The logistics of booking in to the world's greatest restaurants have often been challenging: at one place in Tokyo they don't accept reservations unless you go with a Japanese speaker. For the big metropolitan places, you'll need patience and a sturdy "redial" button.

In fact, though, the finest meals turned up unexpected places. While France still dominates numerically with 25 three-star places, some of the best cooking is to be found, implausibly, in Germany: the meal at Schloss Berg, near the Luxembourg border, which serves impeccable French food, was the best of 2008 for me.

At this rarefied level, chefs are equally highly skilled, so I found that ingredients tend to be the differentiator.
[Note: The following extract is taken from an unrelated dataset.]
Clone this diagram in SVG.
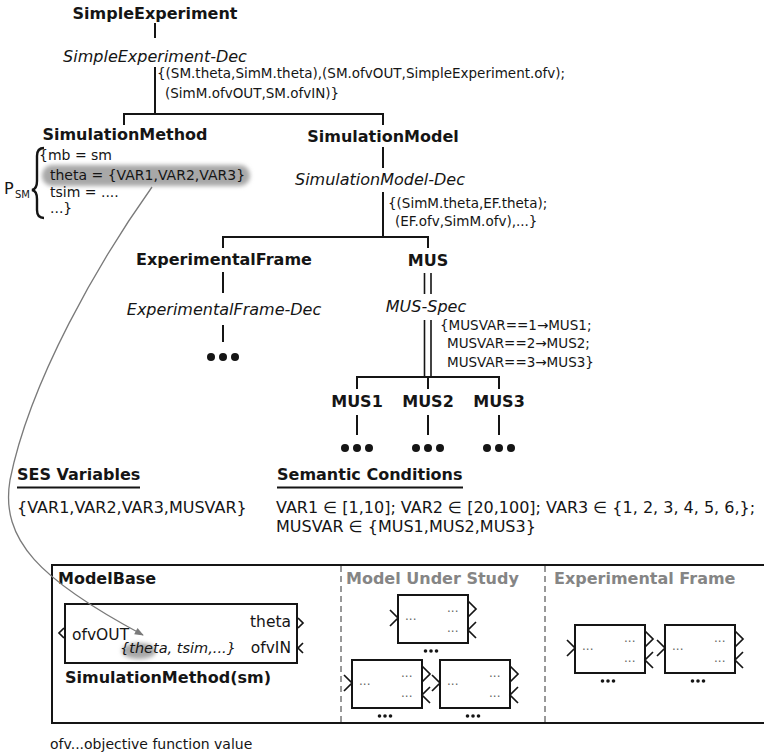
<svg xmlns="http://www.w3.org/2000/svg" width="764" height="755" viewBox="0 0 764 755">
<defs>
<style>
text{font-family:"DejaVu Sans","Liberation Sans",sans-serif;fill:#151515}
.b{font-weight:bold;font-size:16px}
.i{font-style:italic;font-size:16px}
.m{text-anchor:middle}
.lbl{font-size:13.5px}
.t{font-size:16px}
.ps{font-size:14px}
.pt{font-size:15.5px}
.g{fill:#858585}
.dd{font-size:12px;fill:#666}
.ln{stroke:#151515;stroke-width:2;fill:none}
.ln2{stroke:#151515;stroke-width:1.6;fill:none}
.port{stroke:#151515;stroke-width:1.7;fill:none}
.bx{stroke:#151515;stroke-width:2;fill:none}
.dot{fill:#151515}
.hl{fill:#a8a8a8;filter:url(#blur)}
</style>
<filter id="blur" x="-20%" y="-50%" width="140%" height="200%"><feGaussianBlur stdDeviation="2.2"/></filter>
<marker id="ah" viewBox="0 0 10 10" refX="9" refY="5" markerWidth="10" markerHeight="9" orient="auto" markerUnits="userSpaceOnUse">
<path d="M0,1 L10,5 L0,9 Z" fill="#7a7a7a"/>
</marker>
<g id="blk">
<rect x="0" y="0" width="70" height="48" class="bx"/>
<polyline class="port" points="-8,15 0,23 -8,31"/>
<polyline class="port" points="70,6 78,14 70,22"/>
<polyline class="port" points="78,27 70,35 78,43"/>
<text x="7" y="25" class="dd">...</text>
<text x="49" y="17" class="dd">...</text>
<text x="49" y="37" class="dd">...</text>
<circle cx="27.5" cy="56" r="1.8" class="dot"/>
<circle cx="33" cy="56" r="1.8" class="dot"/>
<circle cx="38.5" cy="56" r="1.8" class="dot"/>
</g>
</defs>
<rect width="764" height="755" fill="#fff"/>

<g id="n-simpleexperiment"><text x="155" y="19" class="b m">SimpleExperiment</text></g>
<g id="n-simpleexperiment-dec"><text x="155" y="62" class="i m">SimpleExperiment-Dec</text>
<text x="157" y="78" class="lbl">{(SM.theta,SimM.theta),(SM.ofvOUT,SimpleExperiment.ofv);</text>
<text x="165" y="98" class="lbl">(SimM.ofvOUT,SM.ofvIN)}</text></g>

<g id="n-simulationmethod"><text x="125" y="140" class="b m">SimulationMethod</text>
<rect x="42" y="165" width="208" height="21" rx="10" class="hl"/>
<path d="M44,148 Q37,148 37,156 L37,181 Q37,189 32,190 Q37,191 37,199 L37,210 Q37,218 44,218" fill="none" stroke="#151515" stroke-width="2.4"/>
<text x="4" y="194" style="font-size:16px">P</text>
<text x="15" y="198" style="font-size:10px">SM</text>
<text x="39" y="160" class="ps">{mb = sm</text>
<text x="50" y="180" class="ps">theta = {VAR1,VAR2,VAR3}</text>
<text x="50" y="197" class="ps">tsim = ....</text>
<text x="50" y="213" class="ps">...}</text></g>

<g id="n-simulationmodel"><text x="383" y="142" class="b m">SimulationModel</text></g>
<g id="n-simulationmodel-dec"><text x="380" y="185" class="i m">SimulationModel-Dec</text>
<text x="388" y="208" class="lbl">{(SimM.theta,EF.theta);</text>
<text x="395" y="226" class="lbl">(EF.ofv,SimM.ofv),...}</text></g>

<g id="n-experimentalframe"><text x="224" y="265" class="b m">ExperimentalFrame</text></g>
<g id="n-experimentalframe-dec"><text x="224" y="315" class="i m">ExperimentalFrame-Dec</text>
<circle cx="211" cy="357" r="4" class="dot"/><circle cx="223" cy="357" r="4" class="dot"/><circle cx="235" cy="357" r="4" class="dot"/></g>

<g id="n-mus"><text x="428" y="266" class="b m">MUS</text></g>
<g id="n-mus-spec"><text x="426" y="312" class="i m">MUS-Spec</text>
<text x="440" y="330" class="lbl">{MUSVAR==1→MUS1;</text>
<text x="447" y="348" class="lbl">MUSVAR==2→MUS2;</text>
<text x="447" y="367" class="lbl">MUSVAR==3→MUS3}</text></g>

<g id="n-mus1"><text x="357" y="407" class="b m">MUS1</text>
<circle cx="345" cy="448" r="4" class="dot"/><circle cx="357" cy="448" r="4" class="dot"/><circle cx="369" cy="448" r="4" class="dot"/></g>
<g id="n-mus2"><text x="428" y="407" class="b m">MUS2</text>
<circle cx="416" cy="448" r="4" class="dot"/><circle cx="428" cy="448" r="4" class="dot"/><circle cx="440" cy="448" r="4" class="dot"/></g>
<g id="n-mus3"><text x="499" y="407" class="b m">MUS3</text>
<circle cx="487" cy="448" r="4" class="dot"/><circle cx="499" cy="448" r="4" class="dot"/><circle cx="511" cy="448" r="4" class="dot"/></g>

<g id="ses-variables"><text x="17" y="480" class="b">SES Variables</text>
<path d="M17,487.5 H140" stroke="#151515" stroke-width="2"/>
<text x="17" y="513" class="t">{VAR1,VAR2,VAR3,MUSVAR}</text></g>

<g id="semantic-conditions"><text x="277" y="480" class="b">Semantic Conditions</text>
<path d="M277,487.5 H463" stroke="#151515" stroke-width="2"/>
<text x="276" y="513" class="t">VAR1 ∈ [1,10]; VAR2 ∈ [20,100]; VAR3 ∈ {1, 2, 3, 4, 5, 6,};</text>
<text x="276" y="532" class="t">MUSVAR ∈ {MUS1,MUS2,MUS3}</text></g>

<g id="modelbase-panel">
<rect x="52" y="565" width="730" height="158" fill="none" stroke="#151515" stroke-width="2"/>
<path d="M341,566 V722 M545,566 V722" stroke="#333" stroke-width="1" stroke-dasharray="6 4"/>
<text x="58" y="584" class="b">ModelBase</text>
<text x="346" y="584" class="b g">Model Under Study</text>
<text x="554" y="584" class="b g">Experimental Frame</text>
</g>

<g id="n-simulationmethod-sm">
<rect x="65" y="604" width="232" height="59" class="bx"/>
<polyline class="port" points="64,628 59,633 64,638"/>
<polyline class="port" points="298,618 303,623 298,628"/>
<polyline class="port" points="303,643 298,648 303,653"/>
<ellipse cx="139" cy="651" rx="17" ry="8" class="hl"/>
<text x="72" y="640" class="pt">ofvOUT</text>
<text x="291" y="627" class="pt" text-anchor="end">theta</text>
<text x="291" y="653" class="pt" text-anchor="end">ofvIN</text>
<text x="120" y="653" style="font-size:14.5px;font-style:italic">{theta, tsim,...}</text>
<text x="65" y="683" class="b">SimulationMethod(sm)</text>
</g>

<g id="mus-blocks">
<use href="#blk" x="398" y="595"/>
<use href="#blk" x="352" y="660"/>
<use href="#blk" x="440" y="660"/>
</g>
<g id="ef-blocks">
<use href="#blk" x="575" y="625"/>
<use href="#blk" x="665" y="625"/>
</g>

<g id="footnote"><text x="50" y="749" style="font-size:14px">ofv...objective function value</text></g>

<g id="connectors">
<path class="ln" d="M155,23 V38"/>
<path class="ln" d="M155,67 V114 M124,125 V114 H383 V125"/>
<path class="ln" d="M383,147 V168"/>
<path class="ln" d="M383,192 V237 M223,248 V237 H428 V248"/>
<path class="ln" d="M223,272 V293"/>
<path class="ln" d="M223,325 V342"/>
<path class="ln2" d="M424.5,273 V294 M431,273 V294"/>
<path class="ln2" d="M424.5,320 V377 M431,320 V377"/>
<path class="ln" d="M357,389 V377 H499 V389 M428,377 V389"/>
<path class="ln" d="M357,415 V435 M428,415 V435 M499,415 V435"/>
<path d="M152,187 C100,260 30,380 10,480 C0,540 40,580 143,635" fill="none" stroke="#7a7a7a" stroke-width="1.3" marker-end="url(#ah)"/>
</g>
</svg>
The stunning produce of the Riviera means that restaurants such as Louis XV in Monaco can transform humble side dishes into something remarkable – I'll never forget a dazzling vegetable dish I ate there, of radishes and strips of 'trompette', a type of courgette local to the area.

Vegetables weren't all I ate, though, and inevitably so much fine dining takes a toll on the waistline – I had to going to the gym regularly as an antidote. I am also luckily that my long-suffering wife is a keen foodie and has been able to share with me most of these dining experiences. The challenge is never quite complete, however, because the three-star list is actually a moving target: from time to time Michelin bring out new guides to new countries. Next stop, Hong Kong.